In the November 17th issue of The Punch Catherine Kelly contended that the press was increasing its reliance “on unnamed sources to slant their coverage of the business and financial news.” The trend is described as being so prevalent that “even the Nassau Institute thinks that a 2,000-word interview with ‘BF’ – a ‘banker friend’ – can be passed off as credible criticism of the Tax Information Act.”
One test of her argument is whether the "content" of the article in question is valid. However, Ms. Kelly did not speak to the issues addressed in the article. Yet…she sells herself as the expert on “DOLLARS$ AND $EN$E”…that’s the message in her masthead.

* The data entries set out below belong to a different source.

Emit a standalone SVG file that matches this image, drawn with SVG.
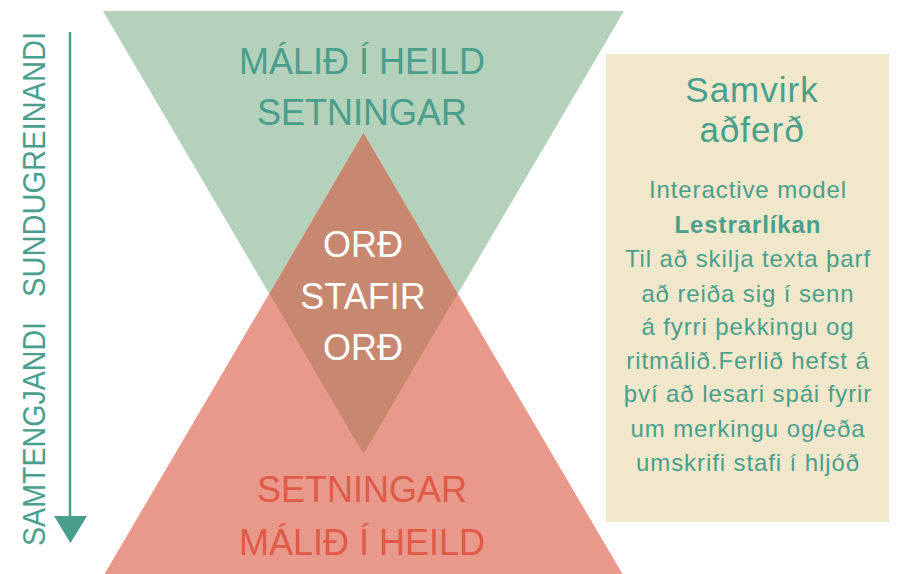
<svg xmlns="http://www.w3.org/2000/svg" width="897" height="574" viewBox="0 0 897 574">
<defs>
<style>
text{font-family:"Liberation Sans",Arial,sans-serif;text-anchor:middle}
.big{font-size:36px}
.g{fill:#4a9e8c}
.r{fill:#e05a47}
.w{fill:#ffffff}
.head{font-size:35px;letter-spacing:1px}
.body{font-size:24px;fill:#4a9e8c;letter-spacing:0.9px}
</style>
</defs>
<rect width="897" height="574" fill="#ffffff"/>
<g id="top-triangle">
<polygon points="103,11 624,11 363.5,454" fill="#b3d1bb"/>
<text class="big g" x="362" y="74">MÁLIÐ Í HEILD</text>
<text class="big g" x="362" y="125">SETNINGAR</text>
</g>
<g id="bottom-triangle">
<polygon points="104.5,574 622.5,574 363.5,133" fill="#e8998b"/>
<text class="big r" x="362" y="502">SETNINGAR</text>
<text class="big r" x="362" y="555">MÁLIÐ Í HEILD</text>
</g>
<g id="overlap">
<polygon points="363.5,133 457.3,293.7 363.5,454 269.7,293.7" fill="#c8876f"/>
<text class="big w" x="363" y="257">ORĐ</text>
<text class="big w" x="363" y="309">STAFIR</text>
<text class="big w" x="363" y="360">ORĐ</text>
</g>
<g id="axis">
<text class="g" font-size="32" transform="translate(45,546) rotate(-90)" x="0" y="0" style="text-anchor:start" textLength="224" lengthAdjust="spacingAndGlyphs">SAMTENGJANDI</text>
<text class="g" font-size="32" transform="translate(45,297) rotate(-90)" x="0" y="0" style="text-anchor:start" textLength="265" lengthAdjust="spacingAndGlyphs">SUNDUGREINANDI</text>
</g>
<g id="connectors">
<line x1="70" y1="32" x2="70" y2="518" stroke="#4a9e8c" stroke-width="2.5"/>
<polygon points="54,516 87,516 70.5,543" fill="#4a9e8c"/>
</g>
<g id="info-box">
<rect x="606" y="54" width="283" height="468" fill="#f1e7cb"/>
<text class="g head" x="752" y="102">Samvirk</text>
<text class="g head" x="752" y="142">aðferð</text>
<text class="body" x="748" y="198">Interactive model</text>
<text class="body" x="748" y="233" font-weight="bold">Lestrarlíkan</text>
<text class="body" x="748" y="267">Til að skilja texta þarf</text>
<text class="body" x="748" y="302">að reiða sig í senn</text>
<text class="body" x="748" y="335">á fyrri þekkingu og</text>
<text class="body" x="748" y="369">ritmálið.Ferlið hefst á</text>
<text class="body" x="748" y="402">því að lesari spái fyrir</text>
<text class="body" x="748" y="437">um merkingu og/eða</text>
<text class="body" x="748" y="471">umskrifi stafi í hljóð</text>
</g>
</svg>
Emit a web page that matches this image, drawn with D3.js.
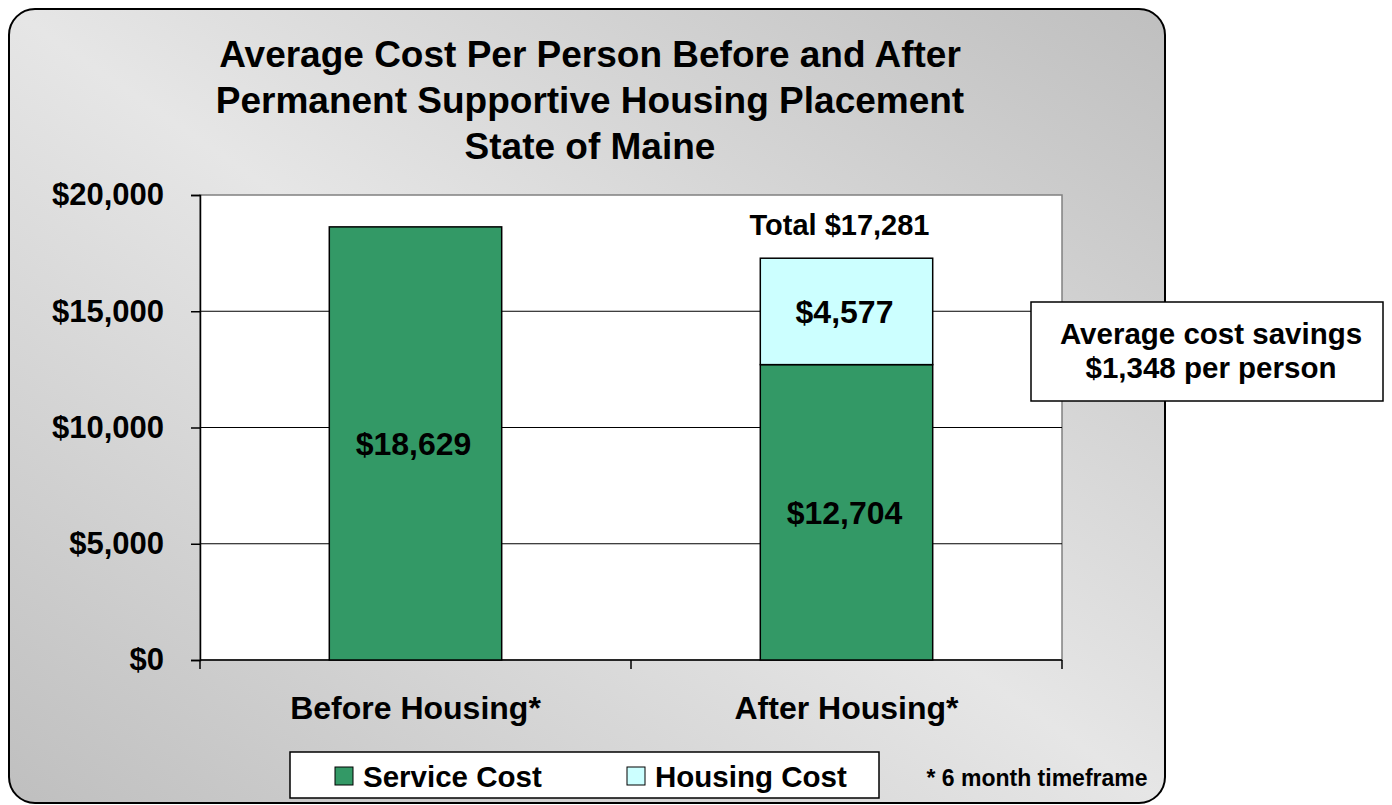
<!DOCTYPE html>
<html>
<head>
<meta charset="utf-8">
<script src="https://cdn.jsdelivr.net/npm/d3@7"></script>
<style>
  body { margin: 0; background: #fff; }
  text { font-family: Arial, "Liberation Sans", sans-serif; font-weight: bold; fill: #000; }
</style>
</head>
<body>
<script>
// chart data
var categories = ["Before Housing*", "After Housing*"];
var serviceCost = [18629, 12704];
var housingCost = [0, 4577];
var totals = [null, 17281];
var seriesNames = ["Service Cost", "Housing Cost"];
var seriesColors = ["#339966", "#ccffff"];
var yTicks = [0, 5000, 10000, 15000, 20000];
var titleLines = ["Average Cost Per Person Before and After", "Permanent Supportive Housing Placement", "State of Maine"];
var noteLines = ["Average cost savings", "$1,348 per person"];
var footnote = "* 6 month timeframe";

var svgWidth = 1392;
var svgHeight = 805;
var plot = {left: 200, top: 195, right: 1062, bottom: 660};

var svg = d3.select("body")
  .append("svg")
  .attr("width", svgWidth)
  .attr("height", svgHeight);

// background panel: dark at bottom-left and top-right, light across the middle
var defs = svg.append("defs");
var grad = defs.append("linearGradient")
  .attr("id", "bg")
  .attr("x1", "0").attr("y1", "1")
  .attr("x2", "1").attr("y2", "0");
grad.append("stop").attr("offset", "0%").attr("stop-color", "#bfbfbf");
grad.append("stop").attr("offset", "50%").attr("stop-color", "#e6e6e6");
grad.append("stop").attr("offset", "100%").attr("stop-color", "#bfbfbf");

svg.append("rect")
  .attr("x", 9).attr("y", 9)
  .attr("width", 1156).attr("height", 794)
  .attr("rx", 26).attr("ry", 26)
  .attr("fill", "url(#bg)")
  .attr("stroke", "#000")
  .attr("stroke-width", 2);

// title
svg.append("g").selectAll("text")
  .data(titleLines)
  .enter()
  .append("text")
  .attr("x", 590)
  .attr("y", (d, i) => 67 + i * 46)
  .attr("text-anchor", "middle")
  .style("font-size", "37px")
  .text(d => d);

var xScale = d3.scaleBand()
  .domain(categories)
  .range([plot.left, plot.right])
  .paddingInner(0)
  .paddingOuter(0);

var yScale = d3.scaleLinear()
  .domain([0, 20000])
  .range([plot.bottom, plot.top]);

var barW = xScale.bandwidth() * 0.4;

// plot area
svg.append("rect")
  .attr("x", plot.left).attr("y", plot.top)
  .attr("width", plot.right - plot.left)
  .attr("height", plot.bottom - plot.top)
  .attr("fill", "#fff")
  .attr("stroke", "#808080")
  .attr("stroke-width", 1.5);

// gridlines
svg.append("g").selectAll("line")
  .data(yTicks.filter(d => d > 0 && d < 20000))
  .enter()
  .append("line")
  .attr("x1", plot.left).attr("x2", plot.right)
  .attr("y1", d => yScale(d)).attr("y2", d => yScale(d))
  .attr("stroke", "#000")
  .attr("stroke-width", 1);

// y axis
var yAxis = d3.axisLeft(yScale)
  .tickValues(yTicks)
  .tickSize(9)
  .tickPadding(27)
  .tickFormat(d => "$" + d3.format(",")(d));

var yg = svg.append("g")
  .attr("transform", `translate(${plot.left},0)`)
  .call(yAxis);
yg.select(".domain").attr("stroke", "#000").attr("stroke-width", 1.5);
yg.selectAll(".tick line").attr("stroke", "#000").attr("stroke-width", 1.5);
yg.selectAll(".tick text")
  .style("font-size", "31px")
  .style("font-family", "Arial, 'Liberation Sans', sans-serif")
  .style("font-weight", "bold")
  .attr("fill", "#000");

// x axis
var xg = svg.append("g")
  .attr("transform", `translate(0,${plot.bottom})`);
xg.append("line")
  .attr("x1", plot.left).attr("x2", plot.right)
  .attr("y1", 0).attr("y2", 0)
  .attr("stroke", "#000").attr("stroke-width", 1.5);
xg.selectAll(".xtick")
  .data([plot.left, xScale(categories[1]), plot.right])
  .enter()
  .append("line")
  .attr("x1", d => d).attr("x2", d => d)
  .attr("y1", 0).attr("y2", 9)
  .attr("stroke", "#000").attr("stroke-width", 1.5);
xg.selectAll("text")
  .data(categories)
  .enter()
  .append("text")
  .attr("x", d => xScale(d) + xScale.bandwidth() / 2)
  .attr("y", 59)
  .attr("text-anchor", "middle")
  .style("font-size", "32px")
  .text(d => d);

// bars
var bars = svg.append("g");
categories.forEach(function(c, i) {
  var x0 = xScale(c) + (xScale.bandwidth() - barW) / 2;
  var parts = [
    {v0: 0, v1: serviceCost[i], color: seriesColors[0], value: serviceCost[i]},
    {v0: serviceCost[i], v1: serviceCost[i] + housingCost[i], color: seriesColors[1], value: housingCost[i]}
  ].filter(p => p.value > 0);
  parts.forEach(function(p) {
    bars.append("rect")
      .attr("x", x0)
      .attr("y", yScale(p.v1))
      .attr("width", barW)
      .attr("height", yScale(p.v0) - yScale(p.v1))
      .attr("fill", p.color)
      .attr("stroke", "#000")
      .attr("stroke-width", 1.5);
    bars.append("text")
      .attr("x", x0 + barW / 2 - 2)
      .attr("y", yScale((p.v0 + p.v1) / 2) + 12)
      .attr("text-anchor", "middle")
      .style("font-size", "32px")
      .text("$" + d3.format(",")(p.value));
  });
  if (totals[i] !== null) {
    bars.append("text")
      .attr("x", x0 + barW / 2 - 7)
      .attr("y", yScale(totals[i]) - 23)
      .attr("text-anchor", "middle")
      .style("font-size", "29px")
      .text("Total $" + d3.format(",")(totals[i]));
  }
});

// savings callout
svg.append("rect")
  .attr("x", 1031).attr("y", 302)
  .attr("width", 352).attr("height", 99)
  .attr("fill", "#fff")
  .attr("stroke", "#000")
  .attr("stroke-width", 1.5);
svg.append("g").selectAll("text")
  .data(noteLines)
  .enter()
  .append("text")
  .attr("x", 1211)
  .attr("y", (d, i) => 344 + i * 34)
  .attr("text-anchor", "middle")
  .style("font-size", "29.5px")
  .text(d => d);

// legend
var legend = svg.append("g");
legend.append("rect")
  .attr("x", 290).attr("y", 752)
  .attr("width", 589).attr("height", 46)
  .attr("fill", "#fff")
  .attr("stroke", "#000")
  .attr("stroke-width", 1.5);
var legX = [335, 627];
seriesNames.forEach(function(s, i) {
  legend.append("rect")
    .attr("x", legX[i]).attr("y", 767)
    .attr("width", 18).attr("height", 18)
    .attr("fill", seriesColors[i])
    .attr("stroke", "#000")
    .attr("stroke-width", 1);
  legend.append("text")
    .attr("x", legX[i] + 28)
    .attr("y", 787)
    .style("font-size", "29.5px")
    .text(s);
});

svg.append("text")
  .attr("x", 1037)
  .attr("y", 786)
  .attr("text-anchor", "middle")
  .style("font-size", "23px")
  .text(footnote);
</script>
</body>
</html>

Instead…she attacks the anonymity of the author. This is an “ad hominem” argument; and Webster describes this as an argument “directed at one’s prejudices rather than one’s intellect.” She owes us, her reading public, something more than that.
Even more importantly she overlooks one of the characteristics of Bahamian businessmen; with good reason they don’t speak nor write publicly in order to affect public opinion and ultimately legislation. The reason is not hard to find…it’s called victimization.
The Bahamas is governed by a political elite whose objectives are to secure their continuing political power and to enrich themselves and their supporters in the process. They do this with a comprehensive system of controls, rewards and punishments; and any public questioning of government policy or intent is discouraged. In this system “politics” trumps “economics”.